>> start
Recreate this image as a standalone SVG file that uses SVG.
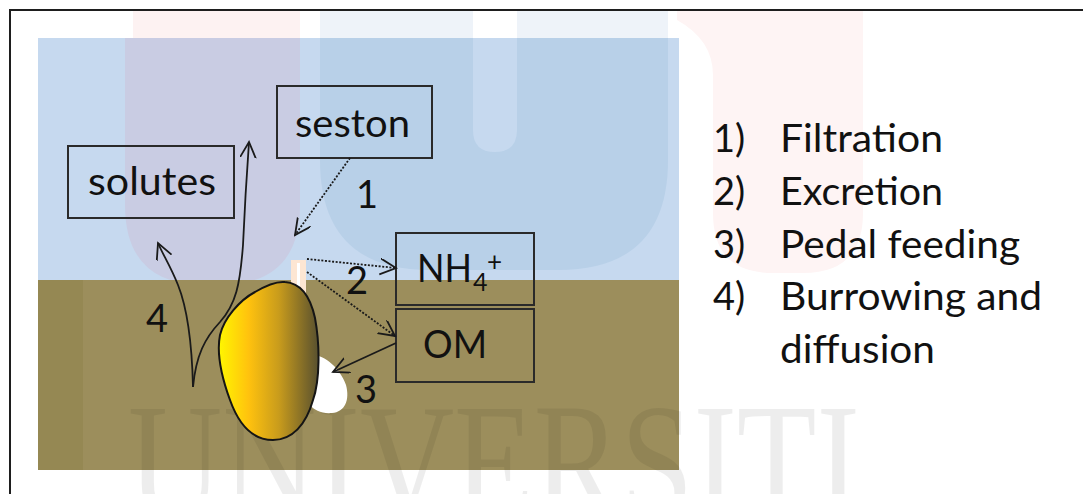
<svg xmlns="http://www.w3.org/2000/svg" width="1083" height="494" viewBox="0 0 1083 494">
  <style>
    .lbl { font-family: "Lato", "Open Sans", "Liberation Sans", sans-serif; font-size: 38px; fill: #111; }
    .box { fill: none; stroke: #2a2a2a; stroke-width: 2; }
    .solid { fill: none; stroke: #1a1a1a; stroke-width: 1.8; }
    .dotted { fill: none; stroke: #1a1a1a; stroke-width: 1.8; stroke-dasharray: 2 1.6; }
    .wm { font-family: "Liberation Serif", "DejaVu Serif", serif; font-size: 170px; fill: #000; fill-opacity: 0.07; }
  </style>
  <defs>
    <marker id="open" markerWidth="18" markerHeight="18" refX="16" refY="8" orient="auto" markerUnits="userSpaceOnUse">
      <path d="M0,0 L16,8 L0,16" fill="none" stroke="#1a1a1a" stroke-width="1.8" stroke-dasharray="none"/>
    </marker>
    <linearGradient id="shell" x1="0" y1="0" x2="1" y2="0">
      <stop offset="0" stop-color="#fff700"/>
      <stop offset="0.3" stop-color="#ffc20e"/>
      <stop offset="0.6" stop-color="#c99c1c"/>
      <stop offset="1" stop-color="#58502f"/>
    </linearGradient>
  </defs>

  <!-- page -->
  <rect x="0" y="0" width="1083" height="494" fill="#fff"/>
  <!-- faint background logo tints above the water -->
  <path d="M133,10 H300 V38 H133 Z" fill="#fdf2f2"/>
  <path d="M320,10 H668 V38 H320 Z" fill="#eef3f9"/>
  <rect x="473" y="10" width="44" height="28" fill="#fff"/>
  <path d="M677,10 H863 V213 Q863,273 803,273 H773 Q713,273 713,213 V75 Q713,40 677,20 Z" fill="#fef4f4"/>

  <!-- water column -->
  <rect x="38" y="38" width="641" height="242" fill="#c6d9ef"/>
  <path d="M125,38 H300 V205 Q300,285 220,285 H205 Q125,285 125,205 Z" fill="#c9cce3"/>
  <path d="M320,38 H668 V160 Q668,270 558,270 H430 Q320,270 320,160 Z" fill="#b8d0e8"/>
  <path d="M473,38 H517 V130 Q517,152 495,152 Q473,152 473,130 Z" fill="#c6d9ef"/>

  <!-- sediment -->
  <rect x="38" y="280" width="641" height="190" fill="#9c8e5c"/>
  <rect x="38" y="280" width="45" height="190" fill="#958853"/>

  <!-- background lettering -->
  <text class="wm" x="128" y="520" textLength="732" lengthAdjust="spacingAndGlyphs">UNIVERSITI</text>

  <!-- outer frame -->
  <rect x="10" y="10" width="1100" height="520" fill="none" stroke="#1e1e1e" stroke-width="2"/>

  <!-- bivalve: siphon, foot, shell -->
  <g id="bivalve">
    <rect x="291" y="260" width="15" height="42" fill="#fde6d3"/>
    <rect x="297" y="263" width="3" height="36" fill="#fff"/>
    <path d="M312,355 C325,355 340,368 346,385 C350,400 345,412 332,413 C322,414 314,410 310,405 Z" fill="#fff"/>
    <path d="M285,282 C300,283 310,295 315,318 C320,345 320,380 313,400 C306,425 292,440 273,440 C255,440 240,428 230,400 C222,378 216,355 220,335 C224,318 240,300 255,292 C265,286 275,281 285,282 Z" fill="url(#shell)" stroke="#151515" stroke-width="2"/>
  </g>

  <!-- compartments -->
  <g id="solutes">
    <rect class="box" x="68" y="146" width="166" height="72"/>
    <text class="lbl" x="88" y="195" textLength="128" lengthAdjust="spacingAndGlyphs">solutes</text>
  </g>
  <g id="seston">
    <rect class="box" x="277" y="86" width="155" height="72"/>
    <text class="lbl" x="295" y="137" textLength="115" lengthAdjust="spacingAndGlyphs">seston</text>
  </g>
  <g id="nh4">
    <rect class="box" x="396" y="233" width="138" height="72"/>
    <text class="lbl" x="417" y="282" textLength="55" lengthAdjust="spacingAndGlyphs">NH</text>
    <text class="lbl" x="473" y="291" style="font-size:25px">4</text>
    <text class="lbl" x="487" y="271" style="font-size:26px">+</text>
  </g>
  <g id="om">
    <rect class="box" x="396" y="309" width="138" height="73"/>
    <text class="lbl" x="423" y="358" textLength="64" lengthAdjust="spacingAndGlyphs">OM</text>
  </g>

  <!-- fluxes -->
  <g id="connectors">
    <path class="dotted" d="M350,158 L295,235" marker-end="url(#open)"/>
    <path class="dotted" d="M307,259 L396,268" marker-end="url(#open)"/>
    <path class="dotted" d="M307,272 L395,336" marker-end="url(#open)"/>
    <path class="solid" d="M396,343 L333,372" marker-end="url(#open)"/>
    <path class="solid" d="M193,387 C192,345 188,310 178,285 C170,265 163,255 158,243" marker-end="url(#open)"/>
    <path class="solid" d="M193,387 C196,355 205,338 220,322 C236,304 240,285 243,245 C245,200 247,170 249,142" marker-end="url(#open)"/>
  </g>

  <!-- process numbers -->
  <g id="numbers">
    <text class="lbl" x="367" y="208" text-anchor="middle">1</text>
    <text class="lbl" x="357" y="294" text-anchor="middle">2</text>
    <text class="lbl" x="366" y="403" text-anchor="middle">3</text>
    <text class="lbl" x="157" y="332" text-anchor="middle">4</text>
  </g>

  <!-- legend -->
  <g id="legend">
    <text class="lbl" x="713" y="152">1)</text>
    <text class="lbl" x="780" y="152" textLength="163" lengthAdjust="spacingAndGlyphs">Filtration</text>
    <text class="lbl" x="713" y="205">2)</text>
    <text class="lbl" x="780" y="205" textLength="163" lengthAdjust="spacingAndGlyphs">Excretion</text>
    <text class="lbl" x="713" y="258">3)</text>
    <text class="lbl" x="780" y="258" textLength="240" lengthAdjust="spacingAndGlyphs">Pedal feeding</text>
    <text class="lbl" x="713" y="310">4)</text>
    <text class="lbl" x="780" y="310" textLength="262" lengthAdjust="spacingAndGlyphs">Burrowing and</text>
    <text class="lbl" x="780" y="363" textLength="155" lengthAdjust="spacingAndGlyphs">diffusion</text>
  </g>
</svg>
>> end
*Written request*:
Please set down each line of the data above exactly as written, without the pictures.

*Response to this task*:
Recreate this image as a standalone SVG file that uses SVG.
<svg xmlns="http://www.w3.org/2000/svg" width="1083" height="494" viewBox="0 0 1083 494">
  <style>
    .lbl { font-family: "Lato", "Open Sans", "Liberation Sans", sans-serif; font-size: 38px; fill: #111; }
    .box { fill: none; stroke: #2a2a2a; stroke-width: 2; }
    .solid { fill: none; stroke: #1a1a1a; stroke-width: 1.8; }
    .dotted { fill: none; stroke: #1a1a1a; stroke-width: 1.8; stroke-dasharray: 2 1.6; }
    .wm { font-family: "Liberation Serif", "DejaVu Serif", serif; font-size: 170px; fill: #000; fill-opacity: 0.07; }
  </style>
  <defs>
    <marker id="open" markerWidth="18" markerHeight="18" refX="16" refY="8" orient="auto" markerUnits="userSpaceOnUse">
      <path d="M0,0 L16,8 L0,16" fill="none" stroke="#1a1a1a" stroke-width="1.8" stroke-dasharray="none"/>
    </marker>
    <linearGradient id="shell" x1="0" y1="0" x2="1" y2="0">
      <stop offset="0" stop-color="#fff700"/>
      <stop offset="0.3" stop-color="#ffc20e"/>
      <stop offset="0.6" stop-color="#c99c1c"/>
      <stop offset="1" stop-color="#58502f"/>
    </linearGradient>
  </defs>

  <!-- page -->
  <rect x="0" y="0" width="1083" height="494" fill="#fff"/>
  <!-- faint background logo tints above the water -->
  <path d="M133,10 H300 V38 H133 Z" fill="#fdf2f2"/>
  <path d="M320,10 H668 V38 H320 Z" fill="#eef3f9"/>
  <rect x="473" y="10" width="44" height="28" fill="#fff"/>
  <path d="M677,10 H863 V213 Q863,273 803,273 H773 Q713,273 713,213 V75 Q713,40 677,20 Z" fill="#fef4f4"/>

  <!-- water column -->
  <rect x="38" y="38" width="641" height="242" fill="#c6d9ef"/>
  <path d="M125,38 H300 V205 Q300,285 220,285 H205 Q125,285 125,205 Z" fill="#c9cce3"/>
  <path d="M320,38 H668 V160 Q668,270 558,270 H430 Q320,270 320,160 Z" fill="#b8d0e8"/>
  <path d="M473,38 H517 V130 Q517,152 495,152 Q473,152 473,130 Z" fill="#c6d9ef"/>

  <!-- sediment -->
  <rect x="38" y="280" width="641" height="190" fill="#9c8e5c"/>
  <rect x="38" y="280" width="45" height="190" fill="#958853"/>

  <!-- background lettering -->
  <text class="wm" x="128" y="520" textLength="732" lengthAdjust="spacingAndGlyphs">UNIVERSITI</text>

  <!-- outer frame -->
  <rect x="10" y="10" width="1100" height="520" fill="none" stroke="#1e1e1e" stroke-width="2"/>

  <!-- bivalve: siphon, foot, shell -->
  <g id="bivalve">
    <rect x="291" y="260" width="15" height="42" fill="#fde6d3"/>
    <rect x="297" y="263" width="3" height="36" fill="#fff"/>
    <path d="M312,355 C325,355 340,368 346,385 C350,400 345,412 332,413 C322,414 314,410 310,405 Z" fill="#fff"/>
    <path d="M285,282 C300,283 310,295 315,318 C320,345 320,380 313,400 C306,425 292,440 273,440 C255,440 240,428 230,400 C222,378 216,355 220,335 C224,318 240,300 255,292 C265,286 275,281 285,282 Z" fill="url(#shell)" stroke="#151515" stroke-width="2"/>
  </g>

  <!-- compartments -->
  <g id="solutes">
    <rect class="box" x="68" y="146" width="166" height="72"/>
    <text class="lbl" x="88" y="195" textLength="128" lengthAdjust="spacingAndGlyphs">solutes</text>
  </g>
  <g id="seston">
    <rect class="box" x="277" y="86" width="155" height="72"/>
    <text class="lbl" x="295" y="137" textLength="115" lengthAdjust="spacingAndGlyphs">seston</text>
  </g>
  <g id="nh4">
    <rect class="box" x="396" y="233" width="138" height="72"/>
    <text class="lbl" x="417" y="282" textLength="55" lengthAdjust="spacingAndGlyphs">NH</text>
    <text class="lbl" x="473" y="291" style="font-size:25px">4</text>
    <text class="lbl" x="487" y="271" style="font-size:26px">+</text>
  </g>
  <g id="om">
    <rect class="box" x="396" y="309" width="138" height="73"/>
    <text class="lbl" x="423" y="358" textLength="64" lengthAdjust="spacingAndGlyphs">OM</text>
  </g>

  <!-- fluxes -->
  <g id="connectors">
    <path class="dotted" d="M350,158 L295,235" marker-end="url(#open)"/>
    <path class="dotted" d="M307,259 L396,268" marker-end="url(#open)"/>
    <path class="dotted" d="M307,272 L395,336" marker-end="url(#open)"/>
    <path class="solid" d="M396,343 L333,372" marker-end="url(#open)"/>
    <path class="solid" d="M193,387 C192,345 188,310 178,285 C170,265 163,255 158,243" marker-end="url(#open)"/>
    <path class="solid" d="M193,387 C196,355 205,338 220,322 C236,304 240,285 243,245 C245,200 247,170 249,142" marker-end="url(#open)"/>
  </g>

  <!-- process numbers -->
  <g id="numbers">
    <text class="lbl" x="367" y="208" text-anchor="middle">1</text>
    <text class="lbl" x="357" y="294" text-anchor="middle">2</text>
    <text class="lbl" x="366" y="403" text-anchor="middle">3</text>
    <text class="lbl" x="157" y="332" text-anchor="middle">4</text>
  </g>

  <!-- legend -->
  <g id="legend">
    <text class="lbl" x="713" y="152">1)</text>
    <text class="lbl" x="780" y="152" textLength="163" lengthAdjust="spacingAndGlyphs">Filtration</text>
    <text class="lbl" x="713" y="205">2)</text>
    <text class="lbl" x="780" y="205" textLength="163" lengthAdjust="spacingAndGlyphs">Excretion</text>
    <text class="lbl" x="713" y="258">3)</text>
    <text class="lbl" x="780" y="258" textLength="240" lengthAdjust="spacingAndGlyphs">Pedal feeding</text>
    <text class="lbl" x="713" y="310">4)</text>
    <text class="lbl" x="780" y="310" textLength="262" lengthAdjust="spacingAndGlyphs">Burrowing and</text>
    <text class="lbl" x="780" y="363" textLength="155" lengthAdjust="spacingAndGlyphs">diffusion</text>
  </g>
</svg>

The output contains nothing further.